• **Directive**
Write the records below out again exactly as given, with no images.
═════ Supplied material
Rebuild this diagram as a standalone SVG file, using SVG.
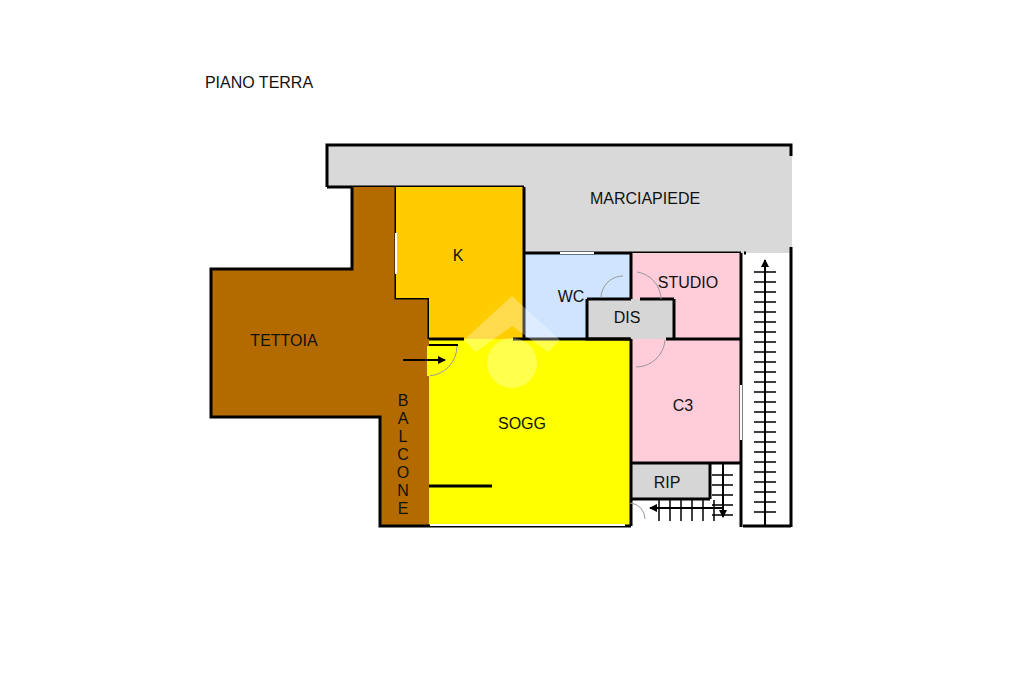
<svg xmlns="http://www.w3.org/2000/svg" width="1024" height="682" viewBox="0 0 1024 682">
<style>
text{font-family:"Liberation Sans",Arial,sans-serif;font-size:16px;fill:#111;text-anchor:middle}
.w{fill:none;stroke:#000;stroke-width:3}
.t{fill:none;stroke:#000;stroke-width:2}
.d{fill:none;stroke:#999;stroke-width:1}
.o{fill:none;stroke:#fff;stroke-width:2}
.s{fill:none;stroke:#000;stroke-width:1.5}
</style>
<defs>
<marker id="ah" markerWidth="10" markerHeight="10" refX="7" refY="4" orient="auto-start-reverse" markerUnits="userSpaceOnUse"><path d="M0 0L8 4L0 8z" fill="#000"/></marker>
</defs>
<rect width="1024" height="682" fill="#fff"/>
<g id="marciapiede"><path d="M327 144H792V253H524V187H327z" fill="#d9d9d9"/><path class="w" d="M327 187V145H791V156M327 187H524"/><text x="645" y="204">MARCIAPIEDE</text></g>
<g id="tettoia"><path d="M352 187H396V298H429V527H380V417H211V269H352z" fill="#b36b00"/><path class="w" d="M352 187V269H211V417H380V526H429M396 187V298H429V339"/><text x="284" y="346">TETTOIA</text></g>
<g id="k"><path d="M396 187H524V339H429V298H396z" fill="#ffcc00"/><path class="o" d="M396 233V274"/><text x="458" y="261">K</text></g>
<g id="wc"><path d="M524 253H631V299H587V339H524z" fill="#cfe5ff"/><path class="w" d="M524 187V340M524 253H741"/><path class="o" d="M560 253H594"/><text x="571" y="302">WC</text></g>
<g id="studio"><path d="M631 253H741V339H631z" fill="#ffccd9"/><text x="688" y="288">STUDIO</text></g>
<g id="c3"><path d="M631 339H741V463H631z" fill="#ffccd9"/><text x="683" y="411">C3</text></g>
<g id="dis"><path d="M587 299H674V339H587z" fill="#d6d6d6"/><text x="627" y="323">DIS</text></g>
<g id="sogg"><path d="M429 339H631V527H429z" fill="#ffff00"/><text x="522" y="429">SOGG</text></g>
<g id="rip"><path d="M631 463H710V499H631z" fill="#d6d6d6"/><text x="667" y="488">RIP</text></g>
<g id="balcone" style="font-size:16px"><text x="403" y="406">B</text><text x="403" y="424"> </text><text x="403" y="424">A</text><text x="403" y="442">L</text><text x="403" y="460">C</text><text x="403" y="478">O</text><text x="403" y="496">N</text><text x="403" y="514">E</text></g>
<g id="piano"><text x="259" y="88">PIANO TERRA</text></g>
<g id="walls">
<path class="w" d="M631 253V282M631 299V280M623 299H600M587 299V339H630M587 299H600M674 299V339M674 339H741M741 253V527M631 339V526M631 463H741M631 499H710M710 463V499M674 339H666M746 253H744M791 247V527M743 526H791M601 299H631M640 299H674"/>
<path class="w" d="M429 339H464M513 339H631"/>
<path class="w" d="M429 526H631"/>
<path class="t" d="M429 345H458"/>
<path class="w" d="M429 486H492"/>
<path class="o" d="M741 385V440M430 525H625"/>
<path class="d" d="M457 346A30 30 0 0 1 428 376M601 298A22 22 0 0 1 623 276M637 272A28 28 0 0 1 661 299M665 340A29 29 0 0 1 636 367M630 503A16 16 0 0 1 645 519"/>
<rect x="427" y="346" width="3" height="30" fill="#ffff00"/>
</g>
<g id="connectors">
<path class="t" d="M403 360H445" marker-end="url(#ah)"/>
<path class="t" d="M765 526V260" marker-end="url(#ah)"/>
<path class="s" d="M754 272H776M754 282H776M754 292H776M754 302H776M754 312H776M754 322H776M754 332H776M754 342H776M754 352H776M754 362H776M754 372H776M754 382H776M754 392H776M754 402H776M754 412H776M754 422H776M754 432H776M754 442H776M754 452H776M754 462H776M754 472H776M754 482H776M754 492H776M754 502H776M754 512H776"/>
<path class="s" d="M723 464V511M712 475H733M712 485H733M712 495H733M712 505H733M712 515H733"/>
<path class="t" d="M723 508H650" marker-end="url(#ah)"/>
<path class="t" d="M723 464V517" marker-end="url(#ah)"/>
<path class="s" d="M659 500V521M670 500V521M681 500V521M692 500V521M703 500V521M714 500V521"/>
</g>
<g id="watermark" fill="#fff" opacity="0.3"><path d="M512 296L560 340L548 352L512 326L476 352L464 340z"/><circle cx="512" cy="363" r="25"/></g>
</svg>
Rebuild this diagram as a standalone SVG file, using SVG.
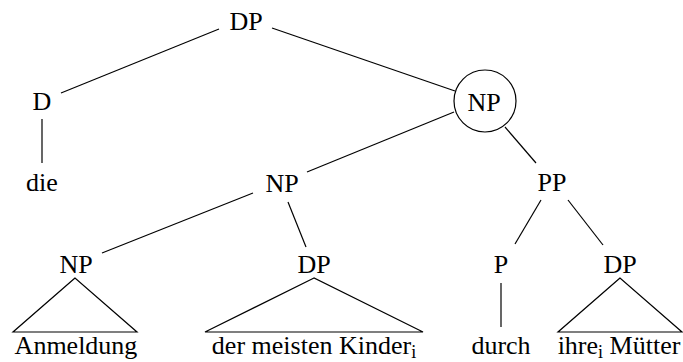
<svg xmlns="http://www.w3.org/2000/svg" width="683" height="362" viewBox="0 0 683 362">
<style>
text{font-family:"Liberation Serif",Tinos,"Times New Roman",Times,"Nimbus Roman","Nimbus Roman No9 L","FreeSerif","Noto Serif","DejaVu Serif",serif;font-size:26px;fill:#000;text-anchor:middle}
.sub{font-size:18px}
line,polygon,circle{stroke:#000;stroke-width:1.2;fill:none}
</style>
<rect width="683" height="362" fill="#fff"/>
<g id="connectors">
<line x1="219" y1="29" x2="61" y2="93"/>
<line x1="272" y1="28" x2="455" y2="91"/>
<line x1="42" y1="119" x2="42" y2="163"/>
<line x1="454" y1="112" x2="307" y2="172"/>
<line x1="505" y1="127" x2="536" y2="163"/>
<line x1="253" y1="193" x2="102" y2="253"/>
<line x1="288" y1="202" x2="306" y2="247"/>
<line x1="541" y1="200" x2="515" y2="244"/>
<line x1="568" y1="200" x2="603" y2="245"/>
<line x1="501" y1="283" x2="501" y2="327"/>
</g>
<g id="n-dp-root"><text x="246" y="30">DP</text></g>
<g id="n-d"><text x="42" y="110">D</text></g>
<g id="n-die"><text x="42" y="191">die</text></g>
<g id="n-np-circle"><circle cx="485" cy="101" r="31"/><text x="484" y="111">NP</text></g>
<g id="n-np-mid"><text x="282" y="192">NP</text></g>
<g id="n-pp"><text x="552" y="191">PP</text></g>
<g id="n-np-low"><text x="76" y="273">NP</text><polygon points="75,278 13,332 137,332"/></g>
<g id="n-anmeldung"><text x="76" y="354">Anmeldung</text></g>
<g id="n-dp-mid"><text x="314" y="273">DP</text><polygon points="314,278 205,332 423,332"/></g>
<g id="n-kinder"><text x="314" y="354">der meisten Kinder<tspan class="sub" dy="4">i</tspan></text></g>
<g id="n-p"><text x="501" y="273">P</text></g>
<g id="n-durch"><text x="501" y="354">durch</text></g>
<g id="n-dp-right"><text x="620" y="273">DP</text><polygon points="620,278 558,332 682,332"/></g>
<g id="n-muetter"><text x="619" y="354">ihre<tspan class="sub" dy="4">i</tspan><tspan dy="-4"> Mütter</tspan></text></g>
</svg>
══════════
• **Reply**
Rebuild this diagram as a standalone SVG file, using SVG.
<svg xmlns="http://www.w3.org/2000/svg" width="1024" height="682" viewBox="0 0 1024 682">
<style>
text{font-family:"Liberation Sans",Arial,sans-serif;font-size:16px;fill:#111;text-anchor:middle}
.w{fill:none;stroke:#000;stroke-width:3}
.t{fill:none;stroke:#000;stroke-width:2}
.d{fill:none;stroke:#999;stroke-width:1}
.o{fill:none;stroke:#fff;stroke-width:2}
.s{fill:none;stroke:#000;stroke-width:1.5}
</style>
<defs>
<marker id="ah" markerWidth="10" markerHeight="10" refX="7" refY="4" orient="auto-start-reverse" markerUnits="userSpaceOnUse"><path d="M0 0L8 4L0 8z" fill="#000"/></marker>
</defs>
<rect width="1024" height="682" fill="#fff"/>
<g id="marciapiede"><path d="M327 144H792V253H524V187H327z" fill="#d9d9d9"/><path class="w" d="M327 187V145H791V156M327 187H524"/><text x="645" y="204">MARCIAPIEDE</text></g>
<g id="tettoia"><path d="M352 187H396V298H429V527H380V417H211V269H352z" fill="#b36b00"/><path class="w" d="M352 187V269H211V417H380V526H429M396 187V298H429V339"/><text x="284" y="346">TETTOIA</text></g>
<g id="k"><path d="M396 187H524V339H429V298H396z" fill="#ffcc00"/><path class="o" d="M396 233V274"/><text x="458" y="261">K</text></g>
<g id="wc"><path d="M524 253H631V299H587V339H524z" fill="#cfe5ff"/><path class="w" d="M524 187V340M524 253H741"/><path class="o" d="M560 253H594"/><text x="571" y="302">WC</text></g>
<g id="studio"><path d="M631 253H741V339H631z" fill="#ffccd9"/><text x="688" y="288">STUDIO</text></g>
<g id="c3"><path d="M631 339H741V463H631z" fill="#ffccd9"/><text x="683" y="411">C3</text></g>
<g id="dis"><path d="M587 299H674V339H587z" fill="#d6d6d6"/><text x="627" y="323">DIS</text></g>
<g id="sogg"><path d="M429 339H631V527H429z" fill="#ffff00"/><text x="522" y="429">SOGG</text></g>
<g id="rip"><path d="M631 463H710V499H631z" fill="#d6d6d6"/><text x="667" y="488">RIP</text></g>
<g id="balcone" style="font-size:16px"><text x="403" y="406">B</text><text x="403" y="424"> </text><text x="403" y="424">A</text><text x="403" y="442">L</text><text x="403" y="460">C</text><text x="403" y="478">O</text><text x="403" y="496">N</text><text x="403" y="514">E</text></g>
<g id="piano"><text x="259" y="88">PIANO TERRA</text></g>
<g id="walls">
<path class="w" d="M631 253V282M631 299V280M623 299H600M587 299V339H630M587 299H600M674 299V339M674 339H741M741 253V527M631 339V526M631 463H741M631 499H710M710 463V499M674 339H666M746 253H744M791 247V527M743 526H791M601 299H631M640 299H674"/>
<path class="w" d="M429 339H464M513 339H631"/>
<path class="w" d="M429 526H631"/>
<path class="t" d="M429 345H458"/>
<path class="w" d="M429 486H492"/>
<path class="o" d="M741 385V440M430 525H625"/>
<path class="d" d="M457 346A30 30 0 0 1 428 376M601 298A22 22 0 0 1 623 276M637 272A28 28 0 0 1 661 299M665 340A29 29 0 0 1 636 367M630 503A16 16 0 0 1 645 519"/>
<rect x="427" y="346" width="3" height="30" fill="#ffff00"/>
</g>
<g id="connectors">
<path class="t" d="M403 360H445" marker-end="url(#ah)"/>
<path class="t" d="M765 526V260" marker-end="url(#ah)"/>
<path class="s" d="M754 272H776M754 282H776M754 292H776M754 302H776M754 312H776M754 322H776M754 332H776M754 342H776M754 352H776M754 362H776M754 372H776M754 382H776M754 392H776M754 402H776M754 412H776M754 422H776M754 432H776M754 442H776M754 452H776M754 462H776M754 472H776M754 482H776M754 492H776M754 502H776M754 512H776"/>
<path class="s" d="M723 464V511M712 475H733M712 485H733M712 495H733M712 505H733M712 515H733"/>
<path class="t" d="M723 508H650" marker-end="url(#ah)"/>
<path class="t" d="M723 464V517" marker-end="url(#ah)"/>
<path class="s" d="M659 500V521M670 500V521M681 500V521M692 500V521M703 500V521M714 500V521"/>
</g>
<g id="watermark" fill="#fff" opacity="0.3"><path d="M512 296L560 340L548 352L512 326L476 352L464 340z"/><circle cx="512" cy="363" r="25"/></g>
</svg>
Rebuild this diagram as a standalone SVG file, using SVG.
<svg xmlns="http://www.w3.org/2000/svg" width="683" height="362" viewBox="0 0 683 362">
<style>
text{font-family:"Liberation Serif",Tinos,"Times New Roman",Times,"Nimbus Roman","Nimbus Roman No9 L","FreeSerif","Noto Serif","DejaVu Serif",serif;font-size:26px;fill:#000;text-anchor:middle}
.sub{font-size:18px}
line,polygon,circle{stroke:#000;stroke-width:1.2;fill:none}
</style>
<rect width="683" height="362" fill="#fff"/>
<g id="connectors">
<line x1="219" y1="29" x2="61" y2="93"/>
<line x1="272" y1="28" x2="455" y2="91"/>
<line x1="42" y1="119" x2="42" y2="163"/>
<line x1="454" y1="112" x2="307" y2="172"/>
<line x1="505" y1="127" x2="536" y2="163"/>
<line x1="253" y1="193" x2="102" y2="253"/>
<line x1="288" y1="202" x2="306" y2="247"/>
<line x1="541" y1="200" x2="515" y2="244"/>
<line x1="568" y1="200" x2="603" y2="245"/>
<line x1="501" y1="283" x2="501" y2="327"/>
</g>
<g id="n-dp-root"><text x="246" y="30">DP</text></g>
<g id="n-d"><text x="42" y="110">D</text></g>
<g id="n-die"><text x="42" y="191">die</text></g>
<g id="n-np-circle"><circle cx="485" cy="101" r="31"/><text x="484" y="111">NP</text></g>
<g id="n-np-mid"><text x="282" y="192">NP</text></g>
<g id="n-pp"><text x="552" y="191">PP</text></g>
<g id="n-np-low"><text x="76" y="273">NP</text><polygon points="75,278 13,332 137,332"/></g>
<g id="n-anmeldung"><text x="76" y="354">Anmeldung</text></g>
<g id="n-dp-mid"><text x="314" y="273">DP</text><polygon points="314,278 205,332 423,332"/></g>
<g id="n-kinder"><text x="314" y="354">der meisten Kinder<tspan class="sub" dy="4">i</tspan></text></g>
<g id="n-p"><text x="501" y="273">P</text></g>
<g id="n-durch"><text x="501" y="354">durch</text></g>
<g id="n-dp-right"><text x="620" y="273">DP</text><polygon points="620,278 558,332 682,332"/></g>
<g id="n-muetter"><text x="619" y="354">ihre<tspan class="sub" dy="4">i</tspan><tspan dy="-4"> Mütter</tspan></text></g>
</svg>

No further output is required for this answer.